Walsingham! O Farewell!
By Hilary White
The world will not give you what you want.
Stop trying to please it.
_The Sea of Faith
Was once, too, at the full, and round earth’s shore
Lay like the folds of a bright girdle furled.
But now I only hear
Its melancholy, long, withdrawing roar,
Retreating, to the breath
Of the night-wind, down the vast edges drear
And naked shingles of the world.
Ah, love, let us be true
To one another! for the world, which seems
To lie before us like a land of dreams,
So various, so beautiful, so new,
Hath really neither joy, nor love, nor light,
Nor certitude, nor peace, nor help for pain;
And we are here as on a darkling plain
Swept with confused alarms of struggle and flight,
Where ignorant armies clash by night.
Matthew Arnold
~
This piece by Jonathan van Maren tells of England’s loss of faith. But that loss has been coming on, in full view, for nearly five centuries. I am reading an interesting book a friend gave me for my birthday, the Records of Romsey Abbey, the long story told from original sources, of the life of a Benedictine house near Salisbury – where my mother was born – from its ancient founding in the time of Alfred the Great, to its dissolution by the dissolute king and it has gripped me again, that almost choking sadness. The sense of loss so great that I couldn’t stand to live there in the mother country. Now when I go to visit, the godlessness, the hatred of God in fact, is like a slap in the face.

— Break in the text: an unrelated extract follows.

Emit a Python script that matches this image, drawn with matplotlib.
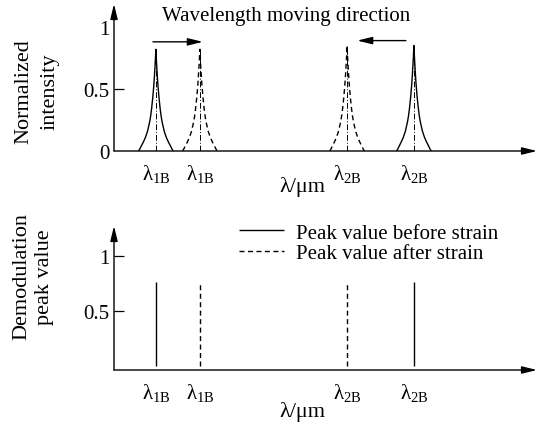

England didn’t lose the Faith. She had it ripped from her. And she has been naked and afraid in the dark ever since.
_Bitter, bitter, O to behold
The grass to grow
Where the walls of Walsingham
So stately did show.
Such were the worth of Walsingham
While she did stand,
Such are the wracks as now do show
Of that Holy Land.
Level, level, with the ground
The towers do lie,
Which, with their golden glittering tops,
Pierced once to the sky.
Where were gates are no gates now,
The ways unknown
Where the press of peers did pass
While her fame was blown.
Owls do scrike where the sweetest hymns
Lately were sung,
Toads and serpents hold their dens
Where the palmers did throng.
Weep, weep, O Walsingham,
Whose days are nights,
Blessings turned to blasphemies,
Holy deeds to despites.
Sin is where Our Lady sat,
Heaven is turned to hell,
Satan sits where Our Lord did sway —
Walsingham, O farewell!
attributed to the Earl of Arundel, Philip Howard.